Enclosure, Ballycahan, Co. Clare
Co. Clare |
Enclosures
In a pasture field on a gentle north-east-facing slope in Ballycahan, Co. Clare, a near-invisible rectangle of vegetation is all that remains of what may once have been a significant enclosed site.
From the ground, it is almost nothing: a faintly thicker band of grass and nettles tracing three sides of a roughly square outline, around seventeen metres by sixteen. The fourth side has been absorbed entirely by a modern field wall. Only from the air does the geometry become legible, which is precisely how it was first identified, appearing in aerial photography and logged as a potential site in the Record of Monuments and Places in 1996.

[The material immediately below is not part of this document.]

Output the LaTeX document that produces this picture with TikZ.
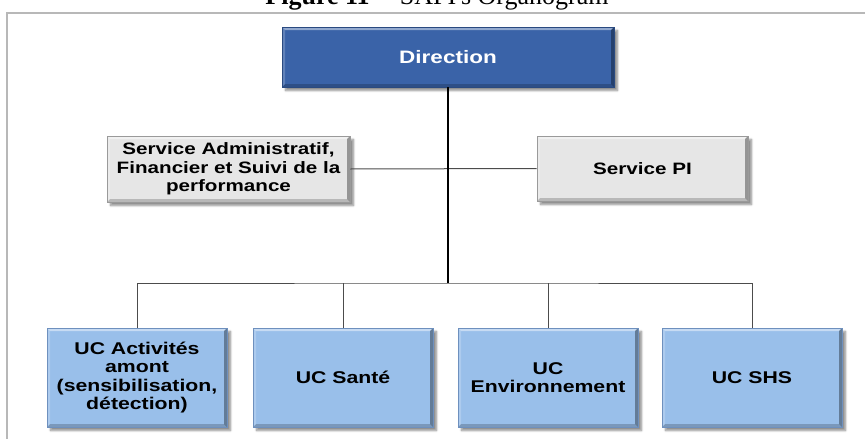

The site is tentatively identified as a possible moated site, a category of medieval enclosure typically consisting of a raised platform or platform remnant surrounded by a water-filled ditch. Moated sites in Ireland are generally associated with the Anglo-Norman period, roughly the twelfth to fourteenth centuries, and were often constructed as defended farmsteads or minor manorial centres. Here, the earthwork has been levelled almost entirely flat, and the defining feature is now just that narrow band of denser vegetation, about one and a half metres wide, which follows the line where the original ditch or bank once ran. Whether the site was ever a true moated enclosure, or something else altogether, remains unresolved; its classification as a potential rather than confirmed monument reflects exactly that uncertainty.